On April 11th, a cluster (A) of 500 validator keys experienced an outage following an Execution Layer (EL) client database corruption and the keys were subsequently failed over to a new cluster (B). This was done by removing the keys from the initial cluster (A) and re-importing into an existing cluster (B) of another 500 keys. While RockLogic did not fully shut down or completely wipe cluster A, which would have made double-signing impossible, they relied on strong evidence that the deletion actions had worked as intended (confirmation of deletion of keys and re-querying the key manager later). The EL client on cluster A was restored on April 12th, and at the time no slashing occurred, which proved that the keys had been successfully removed from the cluster. However, following an update to the BN+VC clients (Prysm) of cluster A (on April 13th), a restart of the clients was performed which caused an unexpected re-import of the deleted validator keys and led to the 11 validator slashings beginning in epoch 194182 and ending in epoch 194183. On April 14th, Preston van Loon from Prysmatic Labs was instrumental in conducting a speedy and thorough investigation of the root cause together with the RockLogic team. The cause of the misleading confirmation of key deletion and subsequent unexpected re-import has been confirmed by Prysmatic Labs to be a bug (as evidenced in issue 12281 of their code repository). (EDIT Apr 21: this bug has been addressed and fixed as of Prysm v4.0.3)

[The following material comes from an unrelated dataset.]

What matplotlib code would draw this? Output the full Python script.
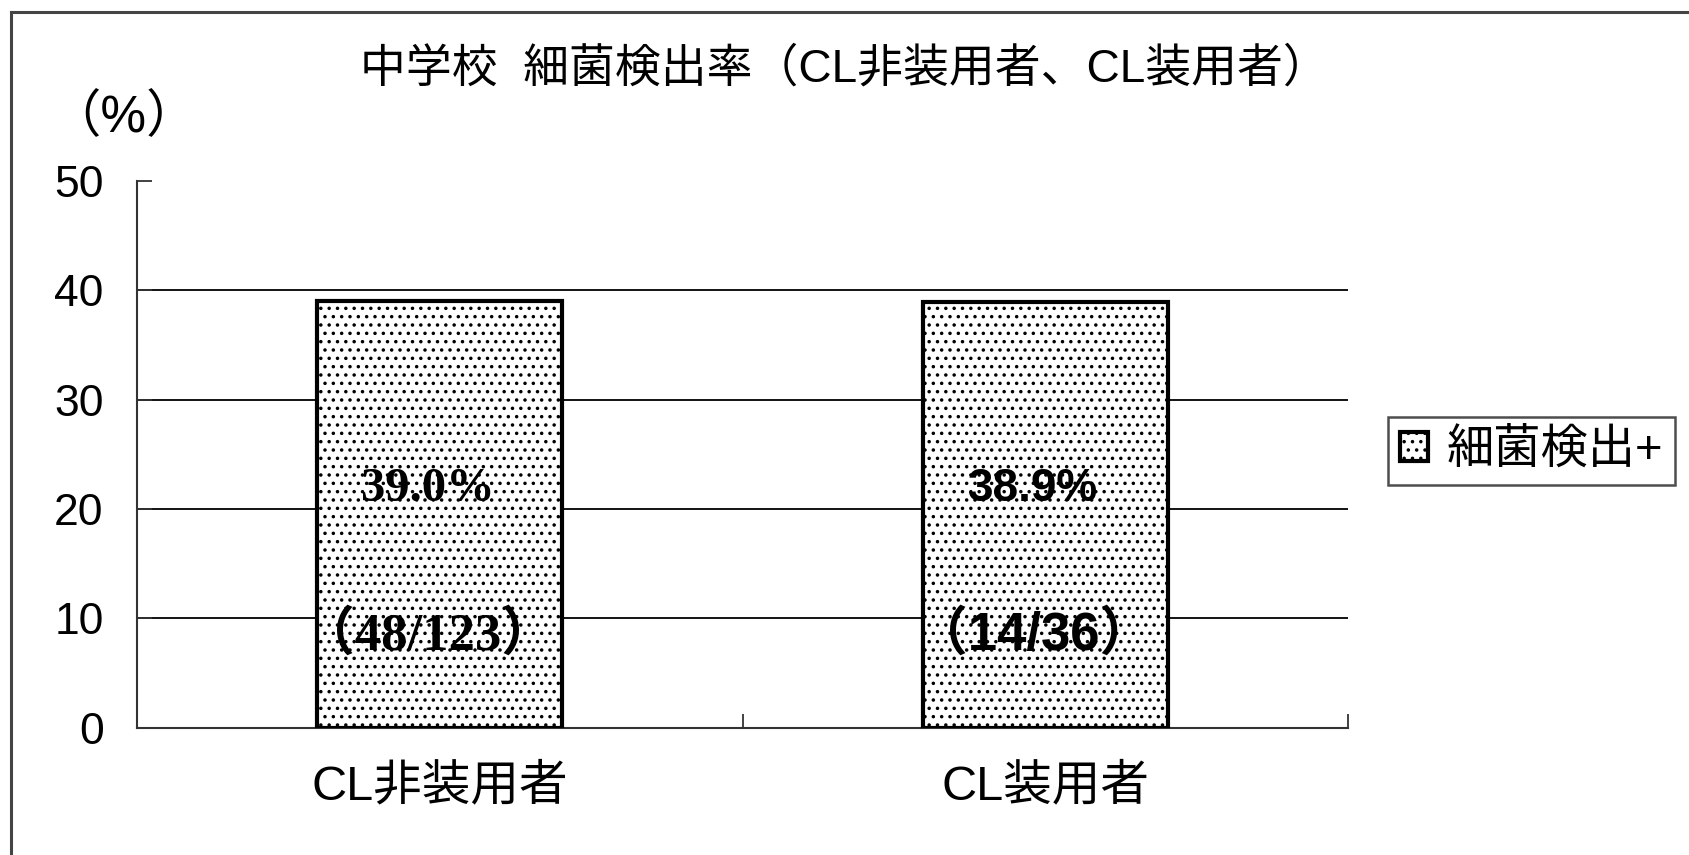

The incident began at 12:50 UTC and was resolved (by bringing the remaining non-slashed validator keys back online) at 15:30 UTC. As of 10:56 UTC on April 14, 2023, current total penalties amount to 11.1945 ETH (including offline penalties for the entire cluster deactivated during investigation). As the 11 slashed validators continue to incur penalties before their scheduled withdrawal on May 20th, total penalties and missed rewards when the slashed validators become withdrawn, and including downtime penalties of the cluster, are projected to be ~13.77 ETH.
Impact
The impact on stakers (stETH holders) from a penalties and missed rewards perspective is analysed below:
Compared to the average daily protocol rewards which accrue to stETH holders, the total projected impact of 13.77 ETH is ~2.4% of daily rewards, or 0.0023% of total protocol TVL as at the time of writing.
Resolution
Following the incident, RockLogic shut down the cluster of 1000 validators to ensure no further slashing could take place. Upon further analysis, RockLogic deleted the Consensus Layer client (Prysm) to remove any potential stored key data, queued/buffered messages, and node data. Over the following hours, RockLogic reactivated the remaining 989 validators successfully without any further slashing event taking place.
Regarding possible compensation, RockLogic requested that the Lido DAO utilise its cover fund to compensate stakers for damages and lost rewards. This decision was finalised and enacted on June 30th 2023 through an on-chain vote.
- Forum post: research.lido.fi/t/slashing-incident-involving-rocklogic-gmbh-validators-april-13-2023/4399/13?u=izzy
- Snapshot vote: snapshot.org/#/lido-snapshot.eth/proposal/0x78bbc81011457ffcc0d2183de2a813869708d4f9996f4af3df8b669510950cf3
- Onchain vote to utilize funds from cover fund and burn them (thereby compensate stakers): vote.lido.fi/vote/160
Timeline
Action Items
- RockLogic will continue to work closely with Prysmatic Labs to assess the proposed fix to the issue identified and roll out the fix on relevant setups, and coordinate with other Node Operators.
- Node Operators participating in the Lido on Ethereum protocol will review setup to ensure doppelganger protection is utilised where possible, key migration implementations / activities are thoroughly checked, and additional precautions are taken when key migrations are performed (e.g. total wipe of initial cluster).
APPENDIX A
RockLogic GmbH Incident Report
1. Timeline
2. Root Cause
The root cause was double votes of validators imported on 2 different nodes. This duplication was due to an image version update followed by a reboot of Consensus and Validator Client (Prysm) to apply the update (4.0.1 -> 4.0.2). It seems that this process caused some kind of re-import of the previously deleted keys. However, nuking the node beforehand would have prevented this issue in the first place.
3. Action Points
- Further investigations to verify the root cause of the key re-import.
- Expand internal monitoring
- Security checks of client configurations (eg. doppelgänger is enabled)
- Documented and clear instructions for the migration of keys.